╔══
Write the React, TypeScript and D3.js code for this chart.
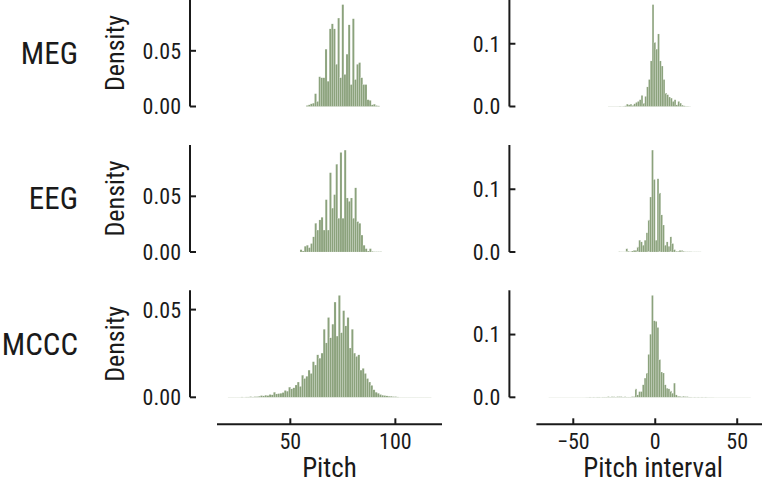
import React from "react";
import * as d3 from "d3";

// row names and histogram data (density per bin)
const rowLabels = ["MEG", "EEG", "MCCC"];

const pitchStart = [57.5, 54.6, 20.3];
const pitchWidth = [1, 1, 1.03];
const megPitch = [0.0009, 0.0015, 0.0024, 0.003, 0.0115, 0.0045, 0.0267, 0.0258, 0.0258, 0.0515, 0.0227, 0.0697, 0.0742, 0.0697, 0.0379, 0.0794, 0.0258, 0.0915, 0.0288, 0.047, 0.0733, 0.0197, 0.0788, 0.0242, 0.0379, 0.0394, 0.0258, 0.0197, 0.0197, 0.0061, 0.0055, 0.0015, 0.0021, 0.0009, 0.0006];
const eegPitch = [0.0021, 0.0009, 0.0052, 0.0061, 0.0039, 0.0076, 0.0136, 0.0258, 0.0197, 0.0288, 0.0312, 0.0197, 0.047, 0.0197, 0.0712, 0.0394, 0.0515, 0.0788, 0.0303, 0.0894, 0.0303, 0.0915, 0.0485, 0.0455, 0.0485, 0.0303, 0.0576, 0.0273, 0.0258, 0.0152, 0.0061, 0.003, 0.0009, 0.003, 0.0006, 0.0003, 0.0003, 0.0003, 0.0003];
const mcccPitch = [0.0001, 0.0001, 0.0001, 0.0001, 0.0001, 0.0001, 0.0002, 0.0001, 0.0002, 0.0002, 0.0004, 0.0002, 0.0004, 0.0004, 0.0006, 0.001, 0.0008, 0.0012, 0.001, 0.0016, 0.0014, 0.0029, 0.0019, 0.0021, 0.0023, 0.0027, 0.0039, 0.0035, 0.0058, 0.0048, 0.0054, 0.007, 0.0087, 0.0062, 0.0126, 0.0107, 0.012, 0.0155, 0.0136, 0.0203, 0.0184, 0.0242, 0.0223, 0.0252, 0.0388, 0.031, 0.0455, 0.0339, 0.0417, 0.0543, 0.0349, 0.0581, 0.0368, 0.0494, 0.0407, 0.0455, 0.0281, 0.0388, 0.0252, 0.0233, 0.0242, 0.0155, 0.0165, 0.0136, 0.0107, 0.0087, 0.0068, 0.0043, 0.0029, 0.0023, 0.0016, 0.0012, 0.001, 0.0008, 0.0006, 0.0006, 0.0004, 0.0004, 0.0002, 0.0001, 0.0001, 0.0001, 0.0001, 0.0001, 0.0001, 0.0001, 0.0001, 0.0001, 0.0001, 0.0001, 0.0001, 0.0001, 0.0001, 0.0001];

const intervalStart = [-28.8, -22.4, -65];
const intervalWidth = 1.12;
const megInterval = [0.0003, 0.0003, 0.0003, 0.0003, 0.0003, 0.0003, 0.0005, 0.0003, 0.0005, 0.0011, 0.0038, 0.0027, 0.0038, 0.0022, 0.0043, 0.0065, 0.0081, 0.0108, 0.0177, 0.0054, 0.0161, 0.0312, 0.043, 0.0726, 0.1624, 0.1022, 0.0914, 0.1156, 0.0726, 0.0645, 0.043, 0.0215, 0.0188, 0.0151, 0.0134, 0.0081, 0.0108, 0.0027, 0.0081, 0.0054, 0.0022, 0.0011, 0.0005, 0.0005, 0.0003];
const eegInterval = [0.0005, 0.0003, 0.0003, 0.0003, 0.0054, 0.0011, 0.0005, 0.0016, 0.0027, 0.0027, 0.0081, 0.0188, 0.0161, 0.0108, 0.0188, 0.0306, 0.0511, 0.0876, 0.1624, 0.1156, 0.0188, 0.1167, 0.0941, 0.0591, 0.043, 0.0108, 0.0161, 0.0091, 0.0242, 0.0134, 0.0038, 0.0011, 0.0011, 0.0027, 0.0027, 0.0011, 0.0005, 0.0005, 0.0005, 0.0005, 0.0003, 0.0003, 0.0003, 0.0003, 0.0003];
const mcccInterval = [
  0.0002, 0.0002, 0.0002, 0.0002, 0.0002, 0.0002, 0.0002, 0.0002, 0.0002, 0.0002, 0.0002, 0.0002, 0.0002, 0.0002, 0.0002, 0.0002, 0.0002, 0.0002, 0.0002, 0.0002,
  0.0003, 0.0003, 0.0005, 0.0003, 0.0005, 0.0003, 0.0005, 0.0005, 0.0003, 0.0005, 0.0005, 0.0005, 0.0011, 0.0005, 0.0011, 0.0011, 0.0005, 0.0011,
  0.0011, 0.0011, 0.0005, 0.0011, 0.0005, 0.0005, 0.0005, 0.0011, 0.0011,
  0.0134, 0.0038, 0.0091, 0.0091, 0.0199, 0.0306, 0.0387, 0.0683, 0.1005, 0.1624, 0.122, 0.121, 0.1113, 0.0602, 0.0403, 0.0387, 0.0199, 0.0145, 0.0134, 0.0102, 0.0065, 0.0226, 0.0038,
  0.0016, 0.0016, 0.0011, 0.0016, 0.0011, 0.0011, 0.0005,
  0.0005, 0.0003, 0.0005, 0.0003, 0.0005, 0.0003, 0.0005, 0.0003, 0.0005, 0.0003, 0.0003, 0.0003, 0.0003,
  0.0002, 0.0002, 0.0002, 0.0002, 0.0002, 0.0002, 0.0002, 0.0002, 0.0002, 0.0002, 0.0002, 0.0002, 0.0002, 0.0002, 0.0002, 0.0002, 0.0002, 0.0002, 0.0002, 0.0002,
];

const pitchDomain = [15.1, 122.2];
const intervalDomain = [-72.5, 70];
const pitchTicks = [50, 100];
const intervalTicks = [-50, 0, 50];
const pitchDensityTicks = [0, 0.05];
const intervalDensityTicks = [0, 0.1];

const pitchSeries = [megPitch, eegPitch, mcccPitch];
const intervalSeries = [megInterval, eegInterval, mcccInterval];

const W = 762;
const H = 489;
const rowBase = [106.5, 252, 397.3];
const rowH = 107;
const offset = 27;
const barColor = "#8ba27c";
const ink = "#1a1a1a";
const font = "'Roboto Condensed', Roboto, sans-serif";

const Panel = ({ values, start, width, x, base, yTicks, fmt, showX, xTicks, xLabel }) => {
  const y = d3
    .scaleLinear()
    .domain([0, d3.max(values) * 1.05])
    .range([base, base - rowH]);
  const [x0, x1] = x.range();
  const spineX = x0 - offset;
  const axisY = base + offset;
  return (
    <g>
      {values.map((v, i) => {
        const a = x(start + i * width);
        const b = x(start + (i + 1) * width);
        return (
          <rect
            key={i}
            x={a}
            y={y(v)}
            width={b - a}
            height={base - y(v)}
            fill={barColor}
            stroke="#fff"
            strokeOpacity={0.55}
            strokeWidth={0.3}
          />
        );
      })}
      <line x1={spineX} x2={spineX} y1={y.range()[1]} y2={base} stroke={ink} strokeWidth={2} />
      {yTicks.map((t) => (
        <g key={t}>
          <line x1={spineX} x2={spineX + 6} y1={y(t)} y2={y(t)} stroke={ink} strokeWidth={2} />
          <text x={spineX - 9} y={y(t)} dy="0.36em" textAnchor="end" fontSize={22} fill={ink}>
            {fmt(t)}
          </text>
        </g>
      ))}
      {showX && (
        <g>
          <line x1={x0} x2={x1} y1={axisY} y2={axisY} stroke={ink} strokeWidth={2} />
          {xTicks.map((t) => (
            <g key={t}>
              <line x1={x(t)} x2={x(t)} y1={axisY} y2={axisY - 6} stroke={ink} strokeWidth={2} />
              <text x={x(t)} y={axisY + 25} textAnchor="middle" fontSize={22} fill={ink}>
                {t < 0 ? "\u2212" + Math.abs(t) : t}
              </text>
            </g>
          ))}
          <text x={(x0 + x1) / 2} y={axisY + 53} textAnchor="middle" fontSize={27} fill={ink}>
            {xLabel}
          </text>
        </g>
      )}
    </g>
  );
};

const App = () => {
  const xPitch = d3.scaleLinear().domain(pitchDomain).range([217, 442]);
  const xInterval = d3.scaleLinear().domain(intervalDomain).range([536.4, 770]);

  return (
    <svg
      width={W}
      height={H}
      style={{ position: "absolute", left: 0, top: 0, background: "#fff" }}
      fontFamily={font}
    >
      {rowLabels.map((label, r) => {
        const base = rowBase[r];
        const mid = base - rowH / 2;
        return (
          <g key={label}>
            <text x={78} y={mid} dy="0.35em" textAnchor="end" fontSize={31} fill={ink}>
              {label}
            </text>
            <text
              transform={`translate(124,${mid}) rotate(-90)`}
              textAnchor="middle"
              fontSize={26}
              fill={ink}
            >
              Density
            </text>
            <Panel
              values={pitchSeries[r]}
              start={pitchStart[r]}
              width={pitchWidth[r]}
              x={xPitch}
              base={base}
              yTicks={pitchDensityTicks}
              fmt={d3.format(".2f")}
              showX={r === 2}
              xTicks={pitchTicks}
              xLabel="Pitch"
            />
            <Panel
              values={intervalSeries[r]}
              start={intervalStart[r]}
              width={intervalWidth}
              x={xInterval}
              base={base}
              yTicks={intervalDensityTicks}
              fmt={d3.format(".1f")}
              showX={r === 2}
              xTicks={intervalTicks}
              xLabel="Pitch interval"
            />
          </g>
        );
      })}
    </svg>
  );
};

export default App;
╚══
Only the lines from the top of the data through the line with "0.0001, 0.0001, 0.0001];" should be quoted, exactly and with both ends kept; skip the pictures.

Write the React, TypeScript and D3.js code for this chart.
import React from "react";
import * as d3 from "d3";

// row names and histogram data (density per bin)
const rowLabels = ["MEG", "EEG", "MCCC"];

const pitchStart = [57.5, 54.6, 20.3];
const pitchWidth = [1, 1, 1.03];
const megPitch = [0.0009, 0.0015, 0.0024, 0.003, 0.0115, 0.0045, 0.0267, 0.0258, 0.0258, 0.0515, 0.0227, 0.0697, 0.0742, 0.0697, 0.0379, 0.0794, 0.0258, 0.0915, 0.0288, 0.047, 0.0733, 0.0197, 0.0788, 0.0242, 0.0379, 0.0394, 0.0258, 0.0197, 0.0197, 0.0061, 0.0055, 0.0015, 0.0021, 0.0009, 0.0006];
const eegPitch = [0.0021, 0.0009, 0.0052, 0.0061, 0.0039, 0.0076, 0.0136, 0.0258, 0.0197, 0.0288, 0.0312, 0.0197, 0.047, 0.0197, 0.0712, 0.0394, 0.0515, 0.0788, 0.0303, 0.0894, 0.0303, 0.0915, 0.0485, 0.0455, 0.0485, 0.0303, 0.0576, 0.0273, 0.0258, 0.0152, 0.0061, 0.003, 0.0009, 0.003, 0.0006, 0.0003, 0.0003, 0.0003, 0.0003];
const mcccPitch = [0.0001, 0.0001, 0.0001, 0.0001, 0.0001, 0.0001, 0.0002, 0.0001, 0.0002, 0.0002, 0.0004, 0.0002, 0.0004, 0.0004, 0.0006, 0.001, 0.0008, 0.0012, 0.001, 0.0016, 0.0014, 0.0029, 0.0019, 0.0021, 0.0023, 0.0027, 0.0039, 0.0035, 0.0058, 0.0048, 0.0054, 0.007, 0.0087, 0.0062, 0.0126, 0.0107, 0.012, 0.0155, 0.0136, 0.0203, 0.0184, 0.0242, 0.0223, 0.0252, 0.0388, 0.031, 0.0455, 0.0339, 0.0417, 0.0543, 0.0349, 0.0581, 0.0368, 0.0494, 0.0407, 0.0455, 0.0281, 0.0388, 0.0252, 0.0233, 0.0242, 0.0155, 0.0165, 0.0136, 0.0107, 0.0087, 0.0068, 0.0043, 0.0029, 0.0023, 0.0016, 0.0012, 0.001, 0.0008, 0.0006, 0.0006, 0.0004, 0.0004, 0.0002, 0.0001, 0.0001, 0.0001, 0.0001, 0.0001, 0.0001, 0.0001, 0.0001, 0.0001, 0.0001, 0.0001, 0.0001, 0.0001, 0.0001, 0.0001];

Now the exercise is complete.